DIRECTIONS: Print exactly the lines from the first one down to the line that contains "minor_cd = [350, 400, 450, 550, 600, 650, 750, 800, 850]", both included, and skip the pictures.

[start]

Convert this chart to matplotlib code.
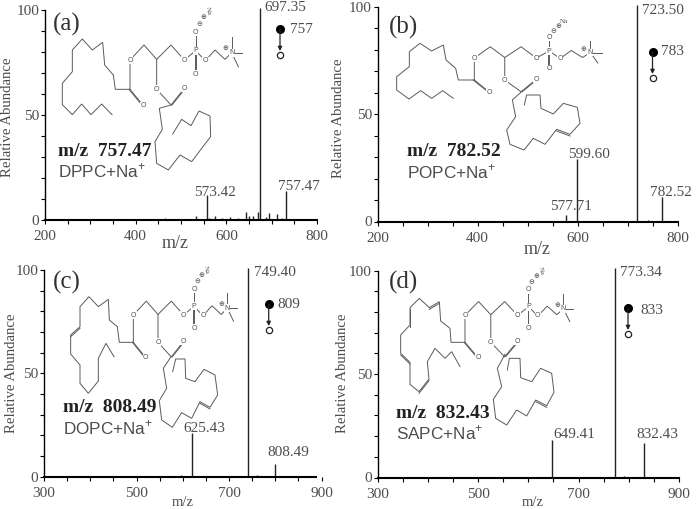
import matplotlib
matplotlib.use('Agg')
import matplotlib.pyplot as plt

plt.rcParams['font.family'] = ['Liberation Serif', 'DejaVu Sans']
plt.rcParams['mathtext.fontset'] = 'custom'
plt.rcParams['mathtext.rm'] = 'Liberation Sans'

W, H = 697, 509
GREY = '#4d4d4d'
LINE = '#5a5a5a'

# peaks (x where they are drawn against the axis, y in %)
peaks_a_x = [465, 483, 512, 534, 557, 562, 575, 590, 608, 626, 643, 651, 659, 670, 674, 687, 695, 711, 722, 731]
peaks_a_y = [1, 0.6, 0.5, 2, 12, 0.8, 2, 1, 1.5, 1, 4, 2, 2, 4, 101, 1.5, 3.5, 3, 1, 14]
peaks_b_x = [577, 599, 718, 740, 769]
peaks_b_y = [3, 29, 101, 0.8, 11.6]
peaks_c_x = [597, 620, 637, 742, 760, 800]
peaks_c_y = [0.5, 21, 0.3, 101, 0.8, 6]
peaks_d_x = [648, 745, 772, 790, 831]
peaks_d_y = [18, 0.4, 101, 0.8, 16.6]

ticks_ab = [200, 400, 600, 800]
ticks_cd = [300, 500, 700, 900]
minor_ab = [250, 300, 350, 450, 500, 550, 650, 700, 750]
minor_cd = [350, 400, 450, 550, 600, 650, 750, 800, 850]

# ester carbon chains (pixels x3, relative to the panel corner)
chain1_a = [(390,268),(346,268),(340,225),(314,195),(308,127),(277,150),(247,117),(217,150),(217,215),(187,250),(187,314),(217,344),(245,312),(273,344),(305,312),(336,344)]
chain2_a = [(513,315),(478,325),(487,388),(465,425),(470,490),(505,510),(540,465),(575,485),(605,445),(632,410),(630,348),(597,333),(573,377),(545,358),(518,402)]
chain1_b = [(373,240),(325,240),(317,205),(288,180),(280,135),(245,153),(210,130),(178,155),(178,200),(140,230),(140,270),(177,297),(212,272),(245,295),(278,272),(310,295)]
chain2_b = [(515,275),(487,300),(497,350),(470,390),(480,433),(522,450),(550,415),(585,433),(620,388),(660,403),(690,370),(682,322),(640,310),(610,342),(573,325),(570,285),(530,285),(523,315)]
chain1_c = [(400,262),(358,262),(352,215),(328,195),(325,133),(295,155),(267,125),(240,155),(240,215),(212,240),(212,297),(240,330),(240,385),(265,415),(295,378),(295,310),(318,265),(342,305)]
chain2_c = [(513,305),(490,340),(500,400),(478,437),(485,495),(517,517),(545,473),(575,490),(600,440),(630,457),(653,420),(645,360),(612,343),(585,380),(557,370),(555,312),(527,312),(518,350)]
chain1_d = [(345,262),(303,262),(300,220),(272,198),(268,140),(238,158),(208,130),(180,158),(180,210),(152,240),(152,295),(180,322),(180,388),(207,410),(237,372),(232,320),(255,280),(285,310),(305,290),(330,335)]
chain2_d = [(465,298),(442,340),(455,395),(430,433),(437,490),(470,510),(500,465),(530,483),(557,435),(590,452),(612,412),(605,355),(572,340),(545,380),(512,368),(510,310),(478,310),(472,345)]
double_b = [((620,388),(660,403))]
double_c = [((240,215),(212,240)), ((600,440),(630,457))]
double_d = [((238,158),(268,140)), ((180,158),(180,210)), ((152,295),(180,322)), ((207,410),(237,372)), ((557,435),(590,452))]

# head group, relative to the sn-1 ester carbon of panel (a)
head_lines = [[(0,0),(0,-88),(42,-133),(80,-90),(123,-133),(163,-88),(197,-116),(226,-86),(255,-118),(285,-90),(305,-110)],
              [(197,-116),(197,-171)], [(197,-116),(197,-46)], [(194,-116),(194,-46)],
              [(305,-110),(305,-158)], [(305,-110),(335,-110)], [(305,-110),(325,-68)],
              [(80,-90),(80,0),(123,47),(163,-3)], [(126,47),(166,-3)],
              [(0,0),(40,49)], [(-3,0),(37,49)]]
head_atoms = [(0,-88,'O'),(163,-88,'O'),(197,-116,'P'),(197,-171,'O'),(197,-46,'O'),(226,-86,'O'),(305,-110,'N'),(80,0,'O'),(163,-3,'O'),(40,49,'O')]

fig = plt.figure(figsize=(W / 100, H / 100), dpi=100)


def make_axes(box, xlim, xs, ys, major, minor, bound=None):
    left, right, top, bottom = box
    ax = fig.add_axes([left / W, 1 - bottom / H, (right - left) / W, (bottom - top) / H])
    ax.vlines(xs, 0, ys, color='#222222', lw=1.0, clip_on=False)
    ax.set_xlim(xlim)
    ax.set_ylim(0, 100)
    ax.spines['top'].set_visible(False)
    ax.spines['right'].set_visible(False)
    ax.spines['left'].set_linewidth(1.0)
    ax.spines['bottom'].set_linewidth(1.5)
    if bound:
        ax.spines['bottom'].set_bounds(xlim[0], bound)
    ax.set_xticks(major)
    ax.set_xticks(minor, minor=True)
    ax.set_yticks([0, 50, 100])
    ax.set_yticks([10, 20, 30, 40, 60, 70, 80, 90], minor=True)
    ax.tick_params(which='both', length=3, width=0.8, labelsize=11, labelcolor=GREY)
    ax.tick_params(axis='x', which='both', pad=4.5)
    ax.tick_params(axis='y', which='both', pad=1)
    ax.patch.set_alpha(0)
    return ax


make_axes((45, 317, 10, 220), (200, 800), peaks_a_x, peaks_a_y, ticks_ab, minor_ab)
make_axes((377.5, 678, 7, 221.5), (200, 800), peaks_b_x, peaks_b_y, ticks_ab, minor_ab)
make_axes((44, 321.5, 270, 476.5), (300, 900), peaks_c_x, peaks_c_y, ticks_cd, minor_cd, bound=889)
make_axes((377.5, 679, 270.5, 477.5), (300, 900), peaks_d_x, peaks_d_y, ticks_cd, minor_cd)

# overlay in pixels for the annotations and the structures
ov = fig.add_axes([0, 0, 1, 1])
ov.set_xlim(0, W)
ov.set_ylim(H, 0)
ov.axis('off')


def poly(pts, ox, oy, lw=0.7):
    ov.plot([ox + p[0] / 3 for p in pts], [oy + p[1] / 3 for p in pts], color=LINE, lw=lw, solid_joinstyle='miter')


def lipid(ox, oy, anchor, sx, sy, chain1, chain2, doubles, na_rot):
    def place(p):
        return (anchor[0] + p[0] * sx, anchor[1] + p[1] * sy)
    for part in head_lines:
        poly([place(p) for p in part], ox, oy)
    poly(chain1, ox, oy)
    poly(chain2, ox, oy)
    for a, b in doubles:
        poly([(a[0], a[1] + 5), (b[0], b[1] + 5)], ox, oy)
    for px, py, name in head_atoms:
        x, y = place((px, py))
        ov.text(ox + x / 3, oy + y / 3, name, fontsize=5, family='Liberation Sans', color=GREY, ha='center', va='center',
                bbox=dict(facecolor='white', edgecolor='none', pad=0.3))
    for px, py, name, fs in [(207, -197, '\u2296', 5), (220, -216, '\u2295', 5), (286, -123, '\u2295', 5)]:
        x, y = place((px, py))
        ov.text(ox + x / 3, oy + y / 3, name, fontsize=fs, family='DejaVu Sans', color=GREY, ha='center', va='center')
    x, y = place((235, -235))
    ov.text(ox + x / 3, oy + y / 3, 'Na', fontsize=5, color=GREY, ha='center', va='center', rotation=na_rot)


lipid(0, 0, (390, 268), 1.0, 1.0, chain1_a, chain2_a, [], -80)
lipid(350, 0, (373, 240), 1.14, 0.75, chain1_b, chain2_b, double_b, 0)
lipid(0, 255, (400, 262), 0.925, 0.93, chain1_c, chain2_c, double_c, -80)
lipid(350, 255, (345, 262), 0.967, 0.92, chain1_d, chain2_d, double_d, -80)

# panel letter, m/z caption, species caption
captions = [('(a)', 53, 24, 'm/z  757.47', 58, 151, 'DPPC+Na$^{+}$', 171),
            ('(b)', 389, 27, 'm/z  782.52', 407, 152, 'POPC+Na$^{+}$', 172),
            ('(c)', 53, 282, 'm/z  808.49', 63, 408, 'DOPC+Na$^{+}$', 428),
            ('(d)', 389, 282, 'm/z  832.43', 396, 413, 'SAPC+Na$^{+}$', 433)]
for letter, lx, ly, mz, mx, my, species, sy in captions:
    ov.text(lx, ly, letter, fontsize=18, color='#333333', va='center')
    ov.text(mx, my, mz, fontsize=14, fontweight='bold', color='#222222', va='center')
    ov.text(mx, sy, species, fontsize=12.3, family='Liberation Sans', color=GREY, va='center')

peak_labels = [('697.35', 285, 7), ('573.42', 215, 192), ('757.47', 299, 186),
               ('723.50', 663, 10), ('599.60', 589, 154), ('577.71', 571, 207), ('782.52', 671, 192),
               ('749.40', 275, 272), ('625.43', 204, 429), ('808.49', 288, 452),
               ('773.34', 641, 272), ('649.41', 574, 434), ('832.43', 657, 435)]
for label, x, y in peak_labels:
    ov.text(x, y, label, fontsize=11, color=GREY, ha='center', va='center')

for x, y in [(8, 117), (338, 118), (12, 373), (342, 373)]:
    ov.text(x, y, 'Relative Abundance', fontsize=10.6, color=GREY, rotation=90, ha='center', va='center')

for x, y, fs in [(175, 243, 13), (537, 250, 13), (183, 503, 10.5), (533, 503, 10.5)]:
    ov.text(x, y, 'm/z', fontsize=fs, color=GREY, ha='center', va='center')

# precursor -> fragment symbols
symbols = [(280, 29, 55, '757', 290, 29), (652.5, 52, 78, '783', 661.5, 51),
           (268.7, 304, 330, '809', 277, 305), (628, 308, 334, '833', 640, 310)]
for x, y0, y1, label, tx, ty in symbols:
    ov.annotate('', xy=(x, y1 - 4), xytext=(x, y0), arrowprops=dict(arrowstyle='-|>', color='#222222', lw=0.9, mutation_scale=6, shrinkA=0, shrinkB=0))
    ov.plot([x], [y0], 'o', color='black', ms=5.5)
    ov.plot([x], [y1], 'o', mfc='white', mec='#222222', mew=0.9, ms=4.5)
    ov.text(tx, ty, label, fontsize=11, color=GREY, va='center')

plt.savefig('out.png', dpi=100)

[end]

RESULT OF THE TASK:
Convert this chart to matplotlib code.
import matplotlib
matplotlib.use('Agg')
import matplotlib.pyplot as plt

plt.rcParams['font.family'] = ['Liberation Serif', 'DejaVu Sans']
plt.rcParams['mathtext.fontset'] = 'custom'
plt.rcParams['mathtext.rm'] = 'Liberation Sans'

W, H = 697, 509
GREY = '#4d4d4d'
LINE = '#5a5a5a'

# peaks (x where they are drawn against the axis, y in %)
peaks_a_x = [465, 483, 512, 534, 557, 562, 575, 590, 608, 626, 643, 651, 659, 670, 674, 687, 695, 711, 722, 731]
peaks_a_y = [1, 0.6, 0.5, 2, 12, 0.8, 2, 1, 1.5, 1, 4, 2, 2, 4, 101, 1.5, 3.5, 3, 1, 14]
peaks_b_x = [577, 599, 718, 740, 769]
peaks_b_y = [3, 29, 101, 0.8, 11.6]
peaks_c_x = [597, 620, 637, 742, 760, 800]
peaks_c_y = [0.5, 21, 0.3, 101, 0.8, 6]
peaks_d_x = [648, 745, 772, 790, 831]
peaks_d_y = [18, 0.4, 101, 0.8, 16.6]

ticks_ab = [200, 400, 600, 800]
ticks_cd = [300, 500, 700, 900]
minor_ab = [250, 300, 350, 450, 500, 550, 650, 700, 750]
minor_cd = [350, 400, 450, 550, 600, 650, 750, 800, 850]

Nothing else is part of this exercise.